Next run on money market funds could kill industry, SEC official says

If money market funds experience another run similar to the one that happened in September 2008, the money fund industry is unlikely to survive in its current form, according to an SEC official who has done extensive work on money fund regulation.
OCT 14, 2009
If money market funds experience another run similar to the one that happened in September 2008, the money fund industry is unlikely to survive in its current form, according to an SEC official who has done extensive work on money fund regulation. To avert such a disaster, the Securities and Exchange Commission could finalize a proposal by the end of the year aimed at reducing money market fund risk and improving disclosures about the funds, Robert Plaze, associate director of the SEC’s Division of Investment Management, said at a panel discussion sponsored by the District of Columbia Bar Association.
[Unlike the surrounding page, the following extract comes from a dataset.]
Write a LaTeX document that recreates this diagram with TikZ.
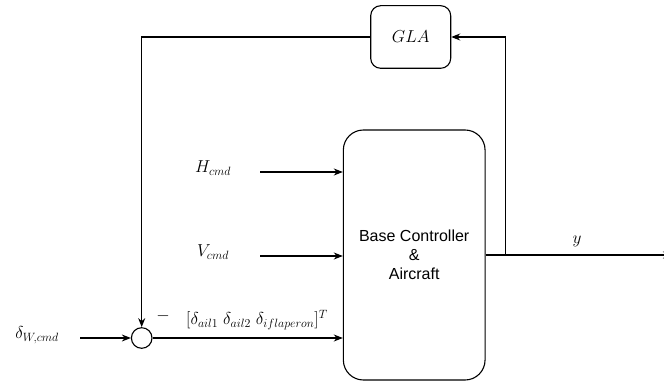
\documentclass[tikz,border=0pt]{standalone}
\usepackage{fontspec}
\newfontfamily\boxfont{Liberation Sans}
\DeclareMathSizes{16}{16}{12.5}{10}
\usetikzlibrary{arrows.meta}
\begin{document}
\begin{tikzpicture}[x=1pt,y=-1pt,
  every node/.style={font=\fontsize{16}{19}\selectfont, inner sep=0pt},
  conn/.style={line width=1.1pt, draw=black},
  arr/.style={conn, -{Stealth[length=9pt,width=7pt]}},
  block/.style={draw, line width=1.1pt, rounded corners=#1},
  lbl/.style={}]
\useasboundingbox (0,0) rectangle (664,382);
\node[block=20pt, minimum width=141.7pt, minimum height=250pt, align=center, font=\boxfont\fontsize{16}{19}\selectfont] (main) at (414.2,255) {Base Controller\\\&\\Aircraft};
\node[block=10pt, minimum width=80pt, minimum height=62.6pt] (gla) at (410.7,37) {$GLA$};
\node[draw, circle, line width=1.1pt, minimum size=20.6pt] (sum) at (141.7,338) {};
\node[lbl] (hl) at (213,168) {$H_{cmd}$};
\node[lbl] (vl) at (213,252) {$V_{cmd}$};
\node[lbl] (dl) at (37,335) {$\delta_{W,cmd}$};
\node[lbl] (minus) at (163,316) {$-$};
\node[lbl] (vec) at (257,320) {$[\delta_{ail1}\ \delta_{ail2}\ \delta_{iflaperon}]^T$};
\node[lbl] (yl) at (577,241) {$y$};
\coordinate (hin) at (260,172);
\coordinate (vin) at (260,256);
\coordinate (din) at (80,338);
\coordinate (fb) at (505.7,255);
\coordinate (yout) at (672,255);
\draw[arr] (hin) -- (hin -| main.west);
\draw[arr] (vin) -- (vin -| main.west);
\draw[arr] (din) -- (sum.west);
\draw[arr] (sum.east) -- (sum.east -| main.west);
\draw[arr] (main.east) -- (yout);
\draw[arr] (fb) |- (gla.east);
\draw[arr] (gla.west) -| (sum.north);
\end{tikzpicture}
\end{document}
Mr. Plaze also is co-chairman of the money market fund subgroup of the President’s Working Group on Financial Markets, which is to issue a report by Dec. 1 making recommendations on whether changes are necessary to reduce money fund’s susceptibility to runs. Even if the SEC institutes new regulations, “the larger context is whether money market funds as a model will survive. And I suspect if there’s another event similar to last September they may not,” Mr. Plaze said. The SEC is likely to change money market fund regulation in two stages, he said. The first set of regulations will be based on the proposal issued by the SEC in June, which would require the $3.4 trillion money market industry to improve the credit quality of its holdings and ensure that the holdings are more liquid, among other things. More sweeping rules, dealing with controversial issues like whether money market funds should have a floating net asset value instead of a fixed $1 per share value, could come next year, Mr. Plaze said. The President’s Working Group is looking at the systemic risk that money market funds pose to the economy as a whole since they are widely used in business and municipal finance, he said, adding: “The crisis is in everybody’s mind.”